The operative term here is “frames per second”, which is to say that the computer is rendering multiple frames every second. With pre-rendering, you’re measuring things in seconds per frame at best, or more typically, minutes or hours per frame. There is no interactivity, and everything is calculated in painstaking detail.


With real-time rendering, you need to make numerous computational sacrifices in the name of speed. Modern real-time graphics are a combination of numerous clever methods to “fake” realistic lighting, shadows, materials, and all the other elements that make up a 3D render.

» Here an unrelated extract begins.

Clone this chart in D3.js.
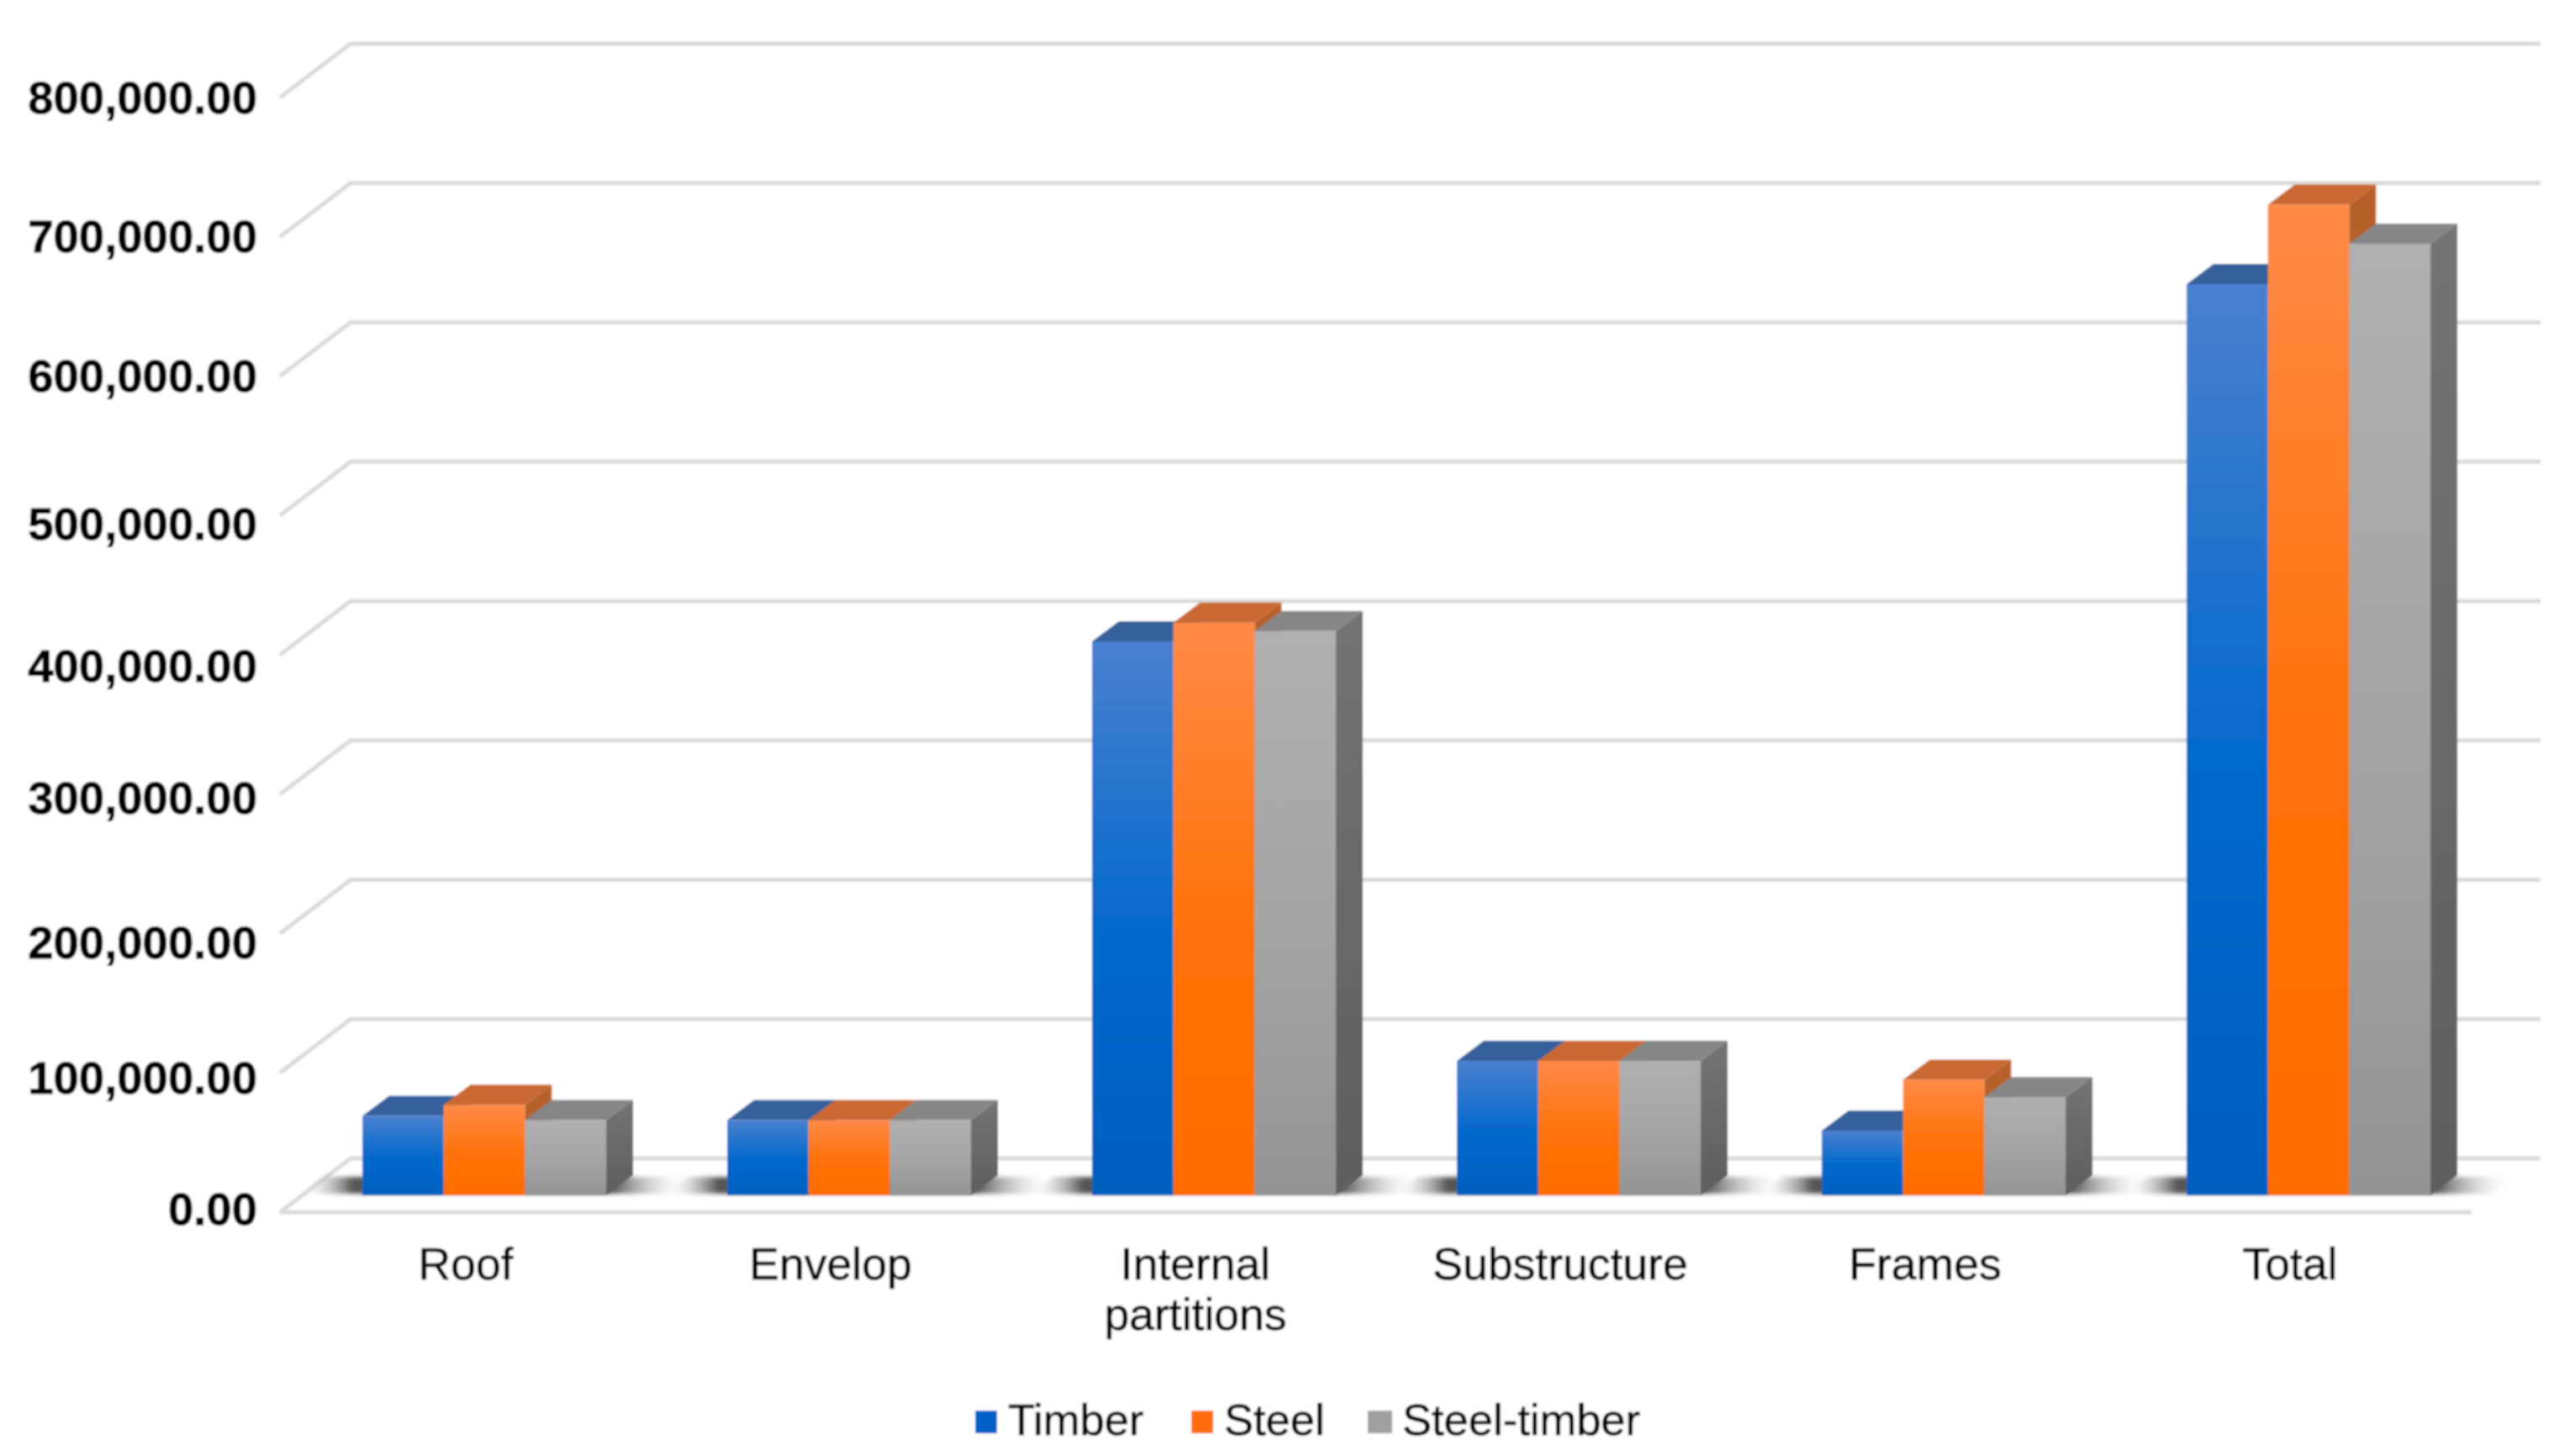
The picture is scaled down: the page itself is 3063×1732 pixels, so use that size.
<!DOCTYPE html>
<html>
<head>
<meta charset="utf-8">
<style>
  html, body { margin: 0; padding: 0; background: #fff; }
  svg { display: block; }
  text { font-family: "Liberation Sans", Arial, sans-serif; }
</style>
<script src="https://cdn.jsdelivr.net/npm/d3@7"></script>
</head>
<body>
<svg id="chart" width="3063" height="1732"></svg>
<script>
'use strict';

const categories = ['Roof', 'Envelop', 'Internal partitions', 'Substructure', 'Frames', 'Total'];
const seriesNames = ['Timber', 'Steel', 'Steel-timber'];
const timber = [57000, 54000, 397600, 96500, 46500, 654000];
const steel = [65000, 54000, 411000, 96500, 83000, 711000];
const steelTimber = [54000, 54000, 405000, 96500, 70500, 683000];
const yTicks = [0, 100000, 200000, 300000, 400000, 500000, 600000, 700000, 800000];

const seriesValues = [timber, steel, steelTimber];

// the original labels wander a bit off their gridlines
const tickLabelShift = [-3, 7, 12, 5, 14, 11, 1, 0, 1];

const colours = [
  { top: '#4a80cf', mid: '#0068cc', bottom: '#0060c0', cap: '#35609c', side: '#2a5a98', key: '#0060c8' },
  { top: '#ff8a47', mid: '#ff7208', bottom: '#ff6c00', cap: '#c96830', side: '#b8602c', key: '#ff6c10' },
  { top: '#b0b0b0', mid: '#a4a4a4', bottom: '#949494', cap: '#868686', side: '#747474', sideLow: '#5e5e5e', key: '#a0a0a0' }
];

const svg = d3.select('#chart');

// the bars stand on a plane between the front floor edge and the back wall
const x = d3.scaleBand().domain(categories).range([359, 2963]);
const y = d3.scaleLinear().domain([0, 800000]).range([1422, 96]);

const barWidth = 96.7;
const depthX = 32;
const depthY = 24;

const frontOffset = { x: -26, y: 20 };
const backOffset = { x: 58, y: -44 };
const backRight = 3022;
const frontRight = 2940;

const defs = svg.append('defs');

defs.append('filter')
    .attr('id', 'soft')
    .attr('x', 0).attr('y', 0).attr('width', 1).attr('height', 1)
    .attr('filterUnits', 'objectBoundingBox')
  .append('feGaussianBlur')
    .attr('stdDeviation', 1.3);

defs.append('filter')
    .attr('id', 'softer')
    .attr('x', -0.1).attr('y', -0.5).attr('width', 1.2).attr('height', 2)
  .append('feGaussianBlur')
    .attr('stdDeviation', 2.5);

colours.forEach((c, i) => {
  const g = defs.append('linearGradient')
      .attr('id', `front${i}`)
      .attr('x1', 0).attr('y1', 0).attr('x2', 0).attr('y2', 1);
  g.append('stop').attr('offset', 0).attr('stop-color', c.top);
  g.append('stop').attr('offset', 0.55).attr('stop-color', c.mid);
  g.append('stop').attr('offset', 1).attr('stop-color', c.bottom);

  const s = defs.append('linearGradient')
      .attr('id', `side${i}`)
      .attr('x1', 0).attr('y1', 0).attr('x2', 0).attr('y2', 1);
  s.append('stop').attr('offset', 0).attr('stop-color', c.side);
  s.append('stop').attr('offset', 1).attr('stop-color', c.sideLow || c.side);
});

const shadowGrad = defs.append('linearGradient')
    .attr('id', 'shadow')
    .attr('x1', 0).attr('y1', 0).attr('x2', 1).attr('y2', 0);
[[0, '#fff', 0], [0.14, '#555', 1], [0.8, '#555', 1], [1, '#fff', 0]].forEach(s => {
  shadowGrad.append('stop')
      .attr('offset', s[0])
      .attr('stop-color', s[1])
      .attr('stop-opacity', s[2]);
});

const chart = svg.append('g').attr('filter', 'url(#soft)');

chart.append('rect')
    .attr('width', 3063)
    .attr('height', 1732)
    .attr('fill', '#fff');

// walls
const grid = chart.append('g').attr('class', 'grid');

const gridLine = d3.line();

grid.selectAll('path')
  .data(yTicks)
  .enter()
  .append('path')
    .attr('fill', 'none')
    .attr('stroke', '#dadada')
    .attr('stroke-width', 5)
    .attr('d', d => gridLine([
      [x.range()[0] + frontOffset.x, y(d) + frontOffset.y],
      [x.range()[0] + backOffset.x, y(d) + backOffset.y],
      [backRight, y(d) + backOffset.y]
    ]));

grid.append('line')
    .attr('x1', x.range()[0] + frontOffset.x)
    .attr('x2', frontRight)
    .attr('y1', y(0) + frontOffset.y)
    .attr('y2', y(0) + frontOffset.y)
    .attr('stroke', '#dadada')
    .attr('stroke-width', 5);

// floor shadows
const barLeft = c => x(c) + x.bandwidth() / 2 - barWidth * 1.5;

chart.append('g')
  .selectAll('path')
  .data(categories)
  .enter()
  .append('path')
    .attr('fill', 'url(#shadow)')
    .attr('filter', 'url(#softer)')
    .attr('d', c => {
      const l = barLeft(c);
      const r = l + barWidth * 3;
      return gridLine([[l - 76, y(0) - 2], [l - 46, y(0) - 22], [r + 100, y(0) - 22], [r + 74, y(0) - 2]]) + 'Z';
    });

// bars
const barGroups = chart.selectAll('g.category')
  .data(categories)
  .enter()
  .append('g')
    .attr('class', 'category');

seriesNames.forEach((name, i) => {
  const bar = barGroups.append('g').attr('class', `bar ${name}`);
  const value = c => seriesValues[i][categories.indexOf(c)];
  const left = c => barLeft(c) + i * barWidth;

  bar.append('path')
      .attr('fill', `url(#side${i})`)
      .attr('d', c => gridLine([
        [left(c) + barWidth, y(value(c))],
        [left(c) + barWidth + depthX, y(value(c)) - depthY],
        [left(c) + barWidth + depthX, y(0) - depthY],
        [left(c) + barWidth, y(0)]
      ]) + 'Z');

  bar.append('path')
      .attr('fill', colours[i].cap)
      .attr('d', c => gridLine([
        [left(c), y(value(c))],
        [left(c) + depthX, y(value(c)) - depthY],
        [left(c) + barWidth + depthX, y(value(c)) - depthY],
        [left(c) + barWidth, y(value(c))]
      ]) + 'Z');

  bar.append('rect')
      .attr('x', left)
      .attr('y', c => y(value(c)))
      .attr('width', barWidth)
      .attr('height', c => y(0) - y(value(c)))
      .attr('fill', `url(#front${i})`);
});

// axes
const yAxis = chart.append('g')
    .attr('transform', `translate(306, ${frontOffset.y})`)
    .call(d3.axisLeft(y).tickValues(yTicks).tickFormat(d3.format(',.2f')).tickSize(0).tickPadding(0));

yAxis.select('.domain').remove();
yAxis.selectAll('text')
    .attr('font-family', '"Liberation Sans", Arial, sans-serif')
    .attr('font-size', 54.5)
    .attr('font-weight', 700)
    .attr('fill', '#000')
    .attr('stroke', '#000')
    .attr('stroke-width', 0.8)
    .attr('transform', (d, i) => `translate(0, ${tickLabelShift[i]})`);

const xAxis = chart.append('g')
    .attr('transform', `translate(-22, ${y(0) + frontOffset.y})`)
    .call(d3.axisBottom(x).tickSize(0).tickPadding(0));

xAxis.select('.domain').remove();
xAxis.selectAll('text')
    .attr('font-family', '"Liberation Sans", Arial, sans-serif')
    .attr('font-size', 53.5)
    .attr('fill', '#000')
    .attr('stroke', '#000')
    .attr('stroke-width', 0.6)
    .attr('y', 80)
    .attr('dy', 0)
    .each(function(d) {
      const words = d === 'Internal partitions' ? d.split(' ') : [d];
      const text = d3.select(this).text(null);
      words.forEach((w, i) => {
        text.append('tspan')
            .attr('x', 0)
            .attr('dy', i ? 60 : 0)
            .text(w);
      });
    });

// legend
const legendKeys = [1160, 1417, 1627];

const legend = chart.append('g')
  .selectAll('g')
  .data(seriesNames)
  .enter()
  .append('g')
    .attr('transform', (d, i) => `translate(${legendKeys[i]}, 1678)`);

legend.append('rect')
    .attr('width', (d, i) => i === 2 ? 29 : 26)
    .attr('height', 27)
    .attr('fill', (d, i) => colours[i].key);

legend.append('text')
    .attr('x', (d, i) => i === 2 ? 41 : 39)
    .attr('y', 29)
    .attr('font-size', 52.5)
    .attr('fill', '#000')
    .attr('stroke', '#000')
    .attr('stroke-width', 0.6)
    .text(d => d);
</script>
</body>
</html>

If you have all the time in the world to render the frames of a scene, you can take an entirely different approach. Traditionally, pre-rendered CG movies have used ray-tracing to accurately simulate how light propagates through a scene. This is why RTX cards that can do real-time ray tracing were such a breakthrough. It means dispensing with those “tricks” in exchange for significantly more realistic lighting. Which is a key component in a photoreal render. Even so, real-time ray tracing still has to make quality sacrifices compared to pre-rendering.

So, since this is a pre-rendered clip, it has no bearing on the game’s real-time graphics.


The Graphics Are From a Game Engine, But…

“But”, you might say, “the rendering was done on the same game engine as the game itself.” While this is true, it doesn’t change anything. Unreal Engine 5 might be the latest in a series of dominant game engines, but it’s moved far beyond only being a game engine. It’s already being used on shows like The Mandalorian and, given enough time, it can pre-render 3D graphics to whatever quality and complexity you ask, as long as your hardware is up to the task.

Any GPU (Or CPU) Could Have Done This Job

geforce-rtx-5090
NVIDIA

Which brings me to the final and most important point—it doesn’t matter that it was pre-rendered on an RTX 5090. I think there’s some hope here that people will associate the amazing quality of the CG render with the RTX 5090 and how the game will look, but the truth is you can render these beautiful graphics with any modern CPU or GPU. The only thing that really changes is how quickly the render can be completed.


While the RTX 5090 is sure to be the most powerful card in the world when it releases, the only difference that makes here is time, not visual quality. It might have meant that instead of rendering for 100 hours, it only took 70 hours, for example. Which is great for a studio where time is money, but is absolutely and completely meaningless for gamers or GPU buyers. It’s so irrelevant that CDPR needn’t have bothered mentioning it at all, and you certainly don’t need to pay any attention or make any purchasing decisions based on this fact.